The sphere’s lid is also designed to accommodate the steel-and-glass dome planned for the building’s rooftop terrace. Built under a separate contract, the dome’s glass is being custom-made by a German company, Wade says. Tension cables along the inside of the dome’s steel ribs will help hold it together and embeds in the walls will receive the dome, with plus-or-minus quarter-inch tolerances for the glass. The dome alone will weigh 350 tons and can open to the outside air.
Bridging the Gap
Three 64-ft-long steel-and-glass bridges will connect the sphere to the six-story Saban Building. The 78-year-old former department store is being restored with original materials such as Italian gold-leaf mosaic tile for its iconic gold column and shell-indented limestone from Texas.
Crews are chipping out concrete and installing structural collectors tied into the building’s new shear walls, while the structure itself will be supported by 216 micropiles drilled down 60 ft, Cherry says. Workers are exposing original concrete with a wood grain pattern from the original formwork in the 1930s.
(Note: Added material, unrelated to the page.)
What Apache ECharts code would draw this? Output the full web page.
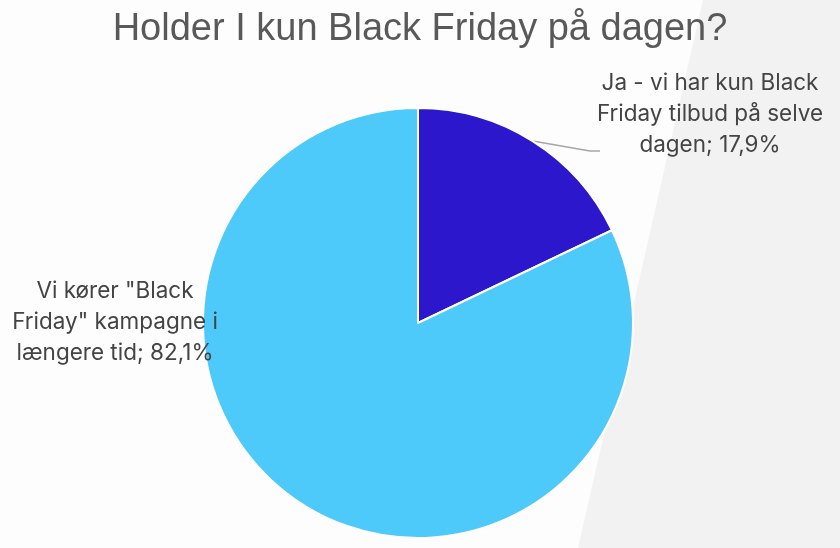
<!DOCTYPE html>
<html><head><meta charset="utf-8">
<script src="https://cdn.jsdelivr.net/npm/echarts@6/dist/echarts.min.js"></script>
<style>html,body{margin:0;padding:0;background:#fdfdfd}#c{width:840px;height:548px}</style>
</head><body><div id="c"></div>
<script>
const titleText = 'Holder I kun Black Friday på dagen?';
const categories = ['Ja - vi har kun Black\nFriday tilbud på selve\ndagen', 'Vi kører "Black\nFriday" kampagne i\nlængere tid'];
const values = [17.9, 82.1];
const labelTexts = ['Ja - vi har kun Black\nFriday tilbud på selve\ndagen; 17,9%', 'Vi kører "Black\nFriday" kampagne i\nlængere tid; 82,1%'];
const colors = ['#2c17cc', '#4dc9fa'];

const chart = echarts.init(document.getElementById('c'));
const font = 'Inter';
chart.setOption({
  backgroundColor: '#fdfdfd',
  graphic: [{
    type: 'polygon', z: -10, silent: true,
    shape: { points: [[703, 0], [840, 0], [840, 548], [578, 548]] },
    style: { fill: '#f2f2f2' }
  }],
  title: {
    text: titleText, left: 'center', top: 6,
    textStyle: { fontFamily: 'Liberation Sans', fontWeight: 'normal', fontSize: 38, color: '#595959' }
  },
  series: [{
    type: 'pie',
    center: [418, 323],
    radius: 215,
    startAngle: 90,
    clockwise: true,
    avoidLabelOverlap: false,
    itemStyle: { borderColor: '#ffffff', borderWidth: 2 },
    label: {
      show: true,
      formatter: p => labelTexts[p.dataIndex],
      fontFamily: font, fontSize: 22.5, lineHeight: 31, color: '#444444', align: 'center'
    },
    labelLine: { show: true, lineStyle: { color: '#a6a6a6', width: 1.5 } },
    labelLayout: function (p) {
      if (p.dataIndex === 0) {
        const s = p.labelLinePoints ? p.labelLinePoints[0] : [533, 141];
        return { x: 710, y: 114, align: 'center', verticalAlign: 'middle',
          labelLinePoints: [s, [590, 151], [600, 151]] };
      }
      return { x: 115, y: 322, align: 'center', verticalAlign: 'middle', labelLinePoints: [[0,0],[0,0],[0,0]] };
    },
    data: categories.map((c, i) => ({
      name: c, value: values[i], itemStyle: { color: colors[i] },
      labelLine: { show: i === 0 }
    }))
  }]
});
</script></body></html>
The bridges pose a daunting seismic challenge, since the two buildings will respond to shaking in different ways. Base isolators will allow the sphere to move, Wade says, while the Saban Building’s retrofitting is designed to limit movement. The bridges will be anchored on the Saban Building and designed to pivot, moving with the sphere in the event of an earthquake.
“Since the theater is base isolated, it’ll move a lot, at least relative to normal buildings,” Roorda says. “Those bridges then have to slide and rotate and allow the two buildings to move independently of each other.”
The same principle will apply to an outdoor steel staircase planned for the side of the sphere, Roorda says. The team considered just hanging the stairs from the theater so they could slide along the ground during an earthquake but opted instead to add a segment designed to pivot and rotate as the sphere moves.
Deciding where to place the bridges was a challenge as well, since the space between the upper bridge leading from the Saban Building to the rooftop terrace and the lower bridge into the theater needed to accommodate the theater’s 66-ft by 33-ft screen. Like most aspects of the project, the entrance to the theater will be unconventional, with audiences traveling through the historic building, crossing a bridge and entering the theater beneath the screen itself.
The challenges posed by the theater’s design demand solutions that seem counterintuitive, Roorda says. “People’s normal understandings of how buildings work don’t necessarily apply with this one.”